Seeing White

Chava Gourarie
Antenna
Published in
2 min readMar 10, 2018

Scene on Radio, a podcast from Duke University, ran a 14-part series last summer on ‘whiteness’ called Seeing White.

The premise is that we often report on other races/communities but treat ‘white’ as the default, so we never really articulate the specific set of ideas we have about ‘white people.’ The host, John Biewen, is the audio program director at Duke University’s Center for Documentary Study and the author of a book on radio documentary.

I find the premise really interesting — the idea of questioning how we as journalists perpetuate ideas of race by not seeing ‘whiteness’ and how that’s becoming less viable. It’s amazing how much gets rattled just by shifting the spotlight.

The first few episodes look at the history of whiteness, how science views race, and Biewen self-examines his own past reporting. It’s a touchy subject, and it’s treated with respect and sensitivity.

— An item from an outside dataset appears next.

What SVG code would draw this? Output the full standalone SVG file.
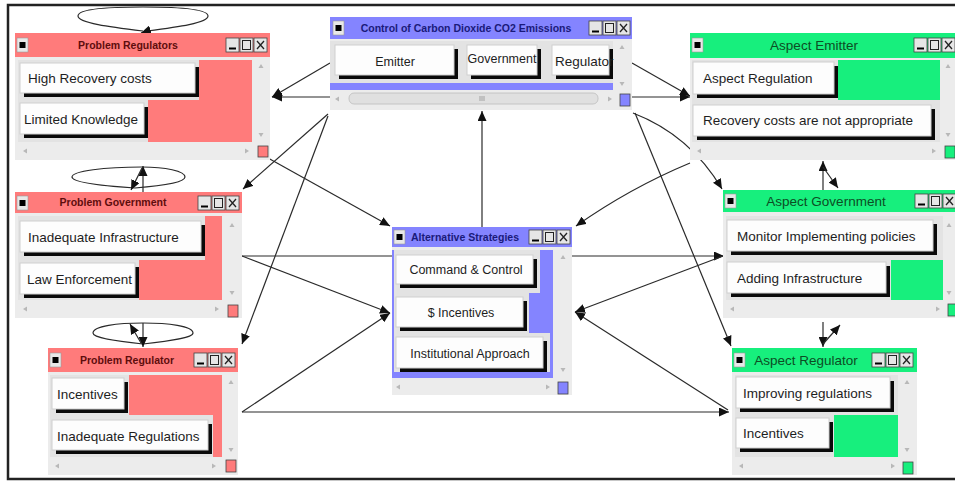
<svg xmlns="http://www.w3.org/2000/svg" xmlns:xlink="http://www.w3.org/1999/xlink" width="955" height="482" viewBox="0 0 955 482">
<style>
.win{fill:#ececec}
.pink{fill:#ff7b7b}
.green{fill:#17ef7d}
.blue{fill:#8484ff}
.row{fill:#e3e3e3}
.sh{fill:#0a0a0a}
.btn{fill:#fdfdfd;stroke:#cfcfcf;stroke-width:1}
.ctl{fill:#e6e6e6;stroke:#444;stroke-width:0.8}
.sq{stroke:#444;stroke-width:0.8}
.ttlp{font-family:"Liberation Sans",Arial,sans-serif;font-weight:bold;font-size:10.5px;fill:#5e0d0d;text-anchor:middle}
.ttlb{font-family:"Liberation Sans",Arial,sans-serif;font-weight:bold;font-size:10.5px;fill:#1a1a7a;text-anchor:middle}
.ttlg{font-family:"Liberation Sans",Arial,sans-serif;font-size:13.5px;fill:#0d4d24;text-anchor:middle}
.bt{font-family:"Liberation Sans",Arial,sans-serif;font-size:13.5px;fill:#1e1e1e}
.bc{font-family:"Liberation Sans",Arial,sans-serif;font-size:12.5px;fill:#1e1e1e;text-anchor:middle}
.e{fill:none;stroke:#2a2a2a;stroke-width:1.2}
.ea{fill:none;stroke:#2a2a2a;stroke-width:1.2;marker-end:url(#ah)}
</style>
<defs>
<marker id="ah" markerUnits="userSpaceOnUse" markerWidth="11" markerHeight="9" refX="10" refY="4.5" orient="auto">
<path d="M0,0 L10,4.5 L0,9 z" fill="#111"/>
</marker>
<g id="ctls">
<rect class="ctl" x="0" y="0" width="13" height="14"/>
<line x1="3" y1="10.5" x2="10" y2="10.5" stroke="#000" stroke-width="2"/>
<rect class="ctl" x="14" y="0" width="13" height="14"/>
<rect x="16.5" y="2.5" width="8" height="9" fill="none" stroke="#222" stroke-width="1"/>
<rect class="ctl" x="28" y="0" width="13" height="14"/>
<path d="M31,3 L38,11 M38,3 L31,11" stroke="#222" stroke-width="1.3"/>
</g>
<g id="ico">
<rect x="0" y="0" width="11" height="14" fill="#e8e8e8" stroke="#999" stroke-width="0.6"/>
<rect x="2.5" y="4" width="6" height="6" fill="#000"/>
</g>
<path id="up" d="M-2.5,2 L0,-2 L2.5,2 z" fill="#b8b8b8"/>
<path id="dn" d="M-2.5,-2 L0,2 L2.5,-2 z" fill="#b8b8b8"/>
<path id="lf" d="M2,-2.5 L-2,0 L2,2.5 z" fill="#b8b8b8"/>
<path id="rt" d="M-2,-2.5 L2,0 L-2,2.5 z" fill="#b8b8b8"/>
</defs>
<rect x="0" y="0" width="955" height="482" fill="#fff"/>
<rect x="8" y="5" width="955" height="474" fill="none" stroke="#222" stroke-width="2.5"/>

<g id="connectors">
<path class="e" d="M143,31 C110,27 78,23 78,16 C78,9 110,7 143,7 C176,7 208,9 208,16 C208,23 178,27 147,31"/>
<path class="ea" d="M150,30 L141,33"/>
<path class="e" d="M135,188 C105,186 72,183 72,177 C72,171 105,167 142,167 C165,167 185,171 185,177 C185,183 160,186 135,188"/>
<path class="ea" d="M143,192 L143,166"/>
<path class="ea" d="M142,168 L131,190"/>
<path class="e" d="M143,344 C115,341 93,338 93,333 C93,326 118,323 143,323 C168,323 193,326 193,333 C193,338 170,341 143,344"/>
<path class="ea" d="M143,323 L143,347"/>
<path class="ea" d="M141,343 L130,324"/>
<path class="ea" d="M823,190 L823,161"/>
<path class="ea" d="M823,167 L838,188"/>
<path class="ea" d="M823,322 L823,347"/>
<path class="ea" d="M823,344 L840,325"/>
<path class="ea" d="M330,63 L272,97"/>
<path class="ea" d="M330,97 L272,97"/>
<path class="ea" d="M632,63 L690,96"/>
<path class="ea" d="M632,97 L690,97"/>
<path class="ea" d="M328,114 L243,189"/>
<path class="ea" d="M328,116 L242,344"/>
<path class="ea" d="M268,158 L390,226"/>
<path class="ea" d="M482,227 L482,111"/>
<path class="ea" d="M690,163 Q630,188 576,226"/>
<path class="ea" d="M633,113 Q690,135 722,189"/>
<path class="ea" d="M635,113 L731,346"/>
<path class="ea" d="M242,256 L724,256"/>
<path class="ea" d="M242,256 L390,313"/>
<path class="ea" d="M242,412 L390,313"/>
<path class="ea" d="M242,412 L729,412"/>
<path class="ea" d="M723,256 L575,312"/>
<path class="ea" d="M728,410 L575,312"/>
</g>

<g id="problem-regulators">
<rect class="win" x="15" y="33" width="255" height="127"/>
<rect class="pink" x="15" y="33" width="255" height="24"/>
<use href="#ico" x="17" y="38"/>
<text class="ttlp" x="128" y="49">Problem Regulators</text>
<use href="#ctls" x="226" y="38"/>
<rect class="pink" x="18" y="60" width="234" height="82"/>
<rect class="row" x="18" y="60" width="181" height="40"/>
<rect class="row" x="18" y="100" width="130" height="42"/>
<rect class="sh" x="24" y="67" width="175" height="30"/>
<rect class="btn" x="20" y="63" width="175" height="30"/>
<text class="bt" x="28" y="83" font-size="14">High Recovery costs</text>
<rect class="sh" x="24" y="107" width="124" height="31"/>
<rect class="btn" x="20" y="103" width="124" height="31"/>
<text class="bt" x="24" y="124">Limited Knowledge</text>
<use href="#up" x="261" y="66"/><use href="#dn" x="261" y="135"/>
<use href="#lf" x="25" y="151"/><use href="#rt" x="247" y="151"/>
<rect class="pink sq" x="258" y="146" width="10" height="11"/>
</g>

<g id="control">
<rect class="win" x="330" y="17" width="302" height="93"/>
<rect class="blue" x="330" y="17" width="302" height="22"/>
<use href="#ico" x="333" y="21"/>
<text class="ttlb" x="466" y="32">Control of Carbon Dioxide CO2 Emissions</text>
<use href="#ctls" x="589" y="21"/>
<rect class="blue" x="330" y="41" width="283" height="49"/>
<rect class="row" x="330" y="41" width="283" height="42"/>
<rect class="sh" x="339" y="49" width="119" height="30"/>
<rect class="btn" x="335" y="45" width="119" height="30"/>
<text class="bc" x="395" y="66">Emitter</text>
<rect class="sh" x="471" y="49" width="70" height="30"/>
<rect class="btn" x="467" y="45" width="70" height="30"/>
<text class="bc" x="502" y="63">Government</text>
<rect class="sh" x="556" y="49" width="57" height="30"/>
<rect class="btn" x="552" y="45" width="57" height="30"/>
<text class="bt" x="555" y="66" font-size="12.5">Regulator</text>
<use href="#up" x="622" y="47"/><use href="#dn" x="622" y="84"/>
<use href="#lf" x="337" y="99"/><use href="#rt" x="610" y="99"/>
<rect x="349" y="93" width="249" height="11" rx="5" fill="#e0e0e0" stroke="#bdbdbd" stroke-width="0.8"/>
<path d="M480,96 V101 M482,96 V101 M484,96 V101" stroke="#888" stroke-width="0.7"/>
<rect class="blue sq" x="620" y="94" width="10" height="12"/>
</g>

<g id="aspect-emitter">
<rect class="win" x="690" y="33" width="265" height="127"/>
<rect class="green" x="690" y="33" width="265" height="25"/>
<use href="#ico" x="692" y="38"/>
<text class="ttlg" x="814" y="50" font-size="14">Aspect Emitter</text>
<use href="#ctls" x="914" y="38"/>
<rect class="green" x="692" y="60" width="248" height="82"/>
<rect class="row" x="692" y="60" width="146" height="40"/>
<rect class="row" x="692" y="100" width="248" height="42"/>
<rect class="sh" x="697" y="66" width="141" height="32"/>
<rect class="btn" x="693" y="62" width="141" height="32"/>
<text class="bt" x="703" y="83" font-size="14">Aspect Regulation</text>
<rect class="sh" x="697" y="109" width="238" height="31"/>
<rect class="btn" x="693" y="105" width="238" height="31"/>
<text class="bt" x="703" y="125" font-size="13.8">Recovery costs are not appropriate</text>
<use href="#up" x="948" y="66"/><use href="#dn" x="948" y="135"/>
<use href="#lf" x="699" y="151"/><use href="#rt" x="934" y="151"/>
<rect class="green sq" x="945" y="146" width="10" height="12"/>
</g>

<g id="problem-government">
<rect class="win" x="15" y="192" width="227" height="126"/>
<rect class="pink" x="15" y="192" width="227" height="21"/>
<use href="#ico" x="17" y="196"/>
<text class="ttlp" x="113" y="206">Problem Government</text>
<use href="#ctls" x="198" y="196"/>
<rect class="pink" x="18" y="216" width="204" height="84"/>
<rect class="row" x="18" y="216" width="187" height="44"/>
<rect class="row" x="18" y="260" width="121" height="40"/>
<rect class="sh" x="24" y="225" width="181" height="31"/>
<rect class="btn" x="20" y="221" width="181" height="31"/>
<text class="bt" x="28" y="242">Inadequate Infrastructure</text>
<rect class="sh" x="24" y="267" width="115" height="31"/>
<rect class="btn" x="20" y="263" width="115" height="31"/>
<text class="bt" x="27" y="284">Law Enforcement</text>
<use href="#up" x="232" y="225"/><use href="#dn" x="232" y="293"/>
<use href="#lf" x="25" y="309"/><use href="#rt" x="217" y="309"/>
<rect class="pink sq" x="228" y="305" width="10" height="12"/>
</g>

<g id="problem-regulator">
<rect class="win" x="48" y="348" width="190" height="127"/>
<rect class="pink" x="48" y="348" width="190" height="24"/>
<use href="#ico" x="50" y="353"/>
<text class="ttlp" x="127" y="364">Problem Regulator</text>
<use href="#ctls" x="194" y="353"/>
<rect class="pink" x="50" y="375" width="172" height="82"/>
<rect class="row" x="50" y="375" width="79" height="40"/>
<rect class="row" x="50" y="415" width="163" height="42"/>
<rect class="sh" x="56" y="382" width="72" height="31"/>
<rect class="btn" x="52" y="378" width="72" height="31"/>
<text class="bt" x="57" y="399" font-size="13">Incentives</text>
<rect class="sh" x="56" y="424" width="156" height="30"/>
<rect class="btn" x="52" y="420" width="156" height="30"/>
<text class="bt" x="57" y="441">Inadequate Regulations</text>
<use href="#up" x="231" y="382"/><use href="#dn" x="231" y="450"/>
<use href="#lf" x="57" y="466"/><use href="#rt" x="214" y="466"/>
<rect class="pink sq" x="226" y="460" width="10" height="12"/>
</g>

<g id="alternative-strategies">
<rect class="win" x="392" y="227" width="180" height="168"/>
<rect class="blue" x="392" y="227" width="180" height="20"/>
<use href="#ico" x="394" y="230"/>
<text class="ttlb" x="465" y="241" font-size="10.3">Alternative Strategies</text>
<use href="#ctls" x="529" y="230"/>
<rect class="blue" x="392" y="250" width="161" height="128"/>
<rect class="row" x="394" y="250" width="146" height="43"/>
<rect class="row" x="394" y="293" width="135" height="40"/>
<rect class="row" x="394" y="333" width="156" height="39"/>
<rect class="sh" x="400" y="259" width="137" height="29"/>
<rect class="btn" x="396" y="255" width="137" height="29"/>
<text class="bc" x="466" y="274">Command &amp; Control</text>
<rect class="sh" x="400" y="301" width="127" height="30"/>
<rect class="btn" x="396" y="297" width="127" height="30"/>
<text class="bc" x="461" y="317">$ Incentives</text>
<rect class="sh" x="400" y="341" width="147" height="31"/>
<rect class="btn" x="396" y="337" width="147" height="31"/>
<text class="bc" x="470" y="358">Institutional Approach</text>
<use href="#up" x="563" y="257"/><use href="#dn" x="563" y="370"/>
<use href="#lf" x="398" y="387"/><use href="#rt" x="548" y="387"/>
<rect class="blue sq" x="558" y="382" width="10" height="12"/>
</g>

<g id="aspect-government">
<rect class="win" x="723" y="190" width="232" height="128"/>
<rect class="green" x="723" y="190" width="232" height="22"/>
<use href="#ico" x="725" y="194"/>
<text class="ttlg" x="826" y="206">Aspect Government</text>
<use href="#ctls" x="915" y="194"/>
<rect class="green" x="726" y="216" width="217" height="84"/>
<rect class="row" x="726" y="216" width="217" height="44"/>
<rect class="row" x="726" y="260" width="165" height="40"/>
<rect class="sh" x="731" y="224" width="206" height="31"/>
<rect class="btn" x="727" y="220" width="206" height="31"/>
<text class="bt" x="737" y="241" font-size="12.8">Monitor Implementing policies</text>
<rect class="sh" x="731" y="266" width="159" height="31"/>
<rect class="btn" x="727" y="262" width="159" height="31"/>
<text class="bt" x="737" y="283" font-size="12.8">Adding Infrastructure</text>
<use href="#up" x="949" y="225"/><use href="#dn" x="949" y="293"/>
<use href="#lf" x="732" y="309"/><use href="#rt" x="938" y="309"/>
<rect class="green sq" x="948" y="304" width="10" height="12"/>
</g>

<g id="aspect-regulator">
<rect class="win" x="732" y="348" width="185" height="127"/>
<rect class="green" x="732" y="348" width="185" height="24"/>
<use href="#ico" x="734" y="353"/>
<text class="ttlg" x="806" y="365">Aspect Regulator</text>
<use href="#ctls" x="872" y="353"/>
<rect class="green" x="735" y="375" width="163" height="82"/>
<rect class="row" x="735" y="375" width="163" height="40"/>
<rect class="row" x="735" y="415" width="99" height="42"/>
<rect class="sh" x="740" y="381" width="154" height="31"/>
<rect class="btn" x="736" y="377" width="154" height="31"/>
<text class="bt" x="743" y="398" font-size="12.8">Improving regulations</text>
<rect class="sh" x="740" y="422" width="93" height="30"/>
<rect class="btn" x="736" y="418" width="93" height="30"/>
<text class="bt" x="743" y="438" font-size="12.8">Incentives</text>
<use href="#up" x="907" y="382"/><use href="#dn" x="907" y="450"/>
<use href="#lf" x="741" y="466"/><use href="#rt" x="893" y="466"/>
<rect class="green sq" x="903" y="462" width="10" height="12"/>
</g>
</svg>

On the same subject on a totally different podcast (well, a radio show turned podcast) called To the Best of our Knowledge, there’s one segment about seeing whiteness that really illustrated how much of a paradigm shift it is. The segment features Debbie Irving, a woman in her forties who describes her own journey to becoming aware of race, and her emotional response to being confronted with what she’d been blind to until then. It’s worth a listen.*

*There’s a tendency to frown on conversations about becoming woke, either because it seems easier to pretend that the world is split between racists, and the always enlightened or because it’s a bit sketch to reward people for not hating black people. But it really isn’t like that, and we should pay more attention to how people move along the spectrum from racism to indifference/ignorance to awareness to wokeness.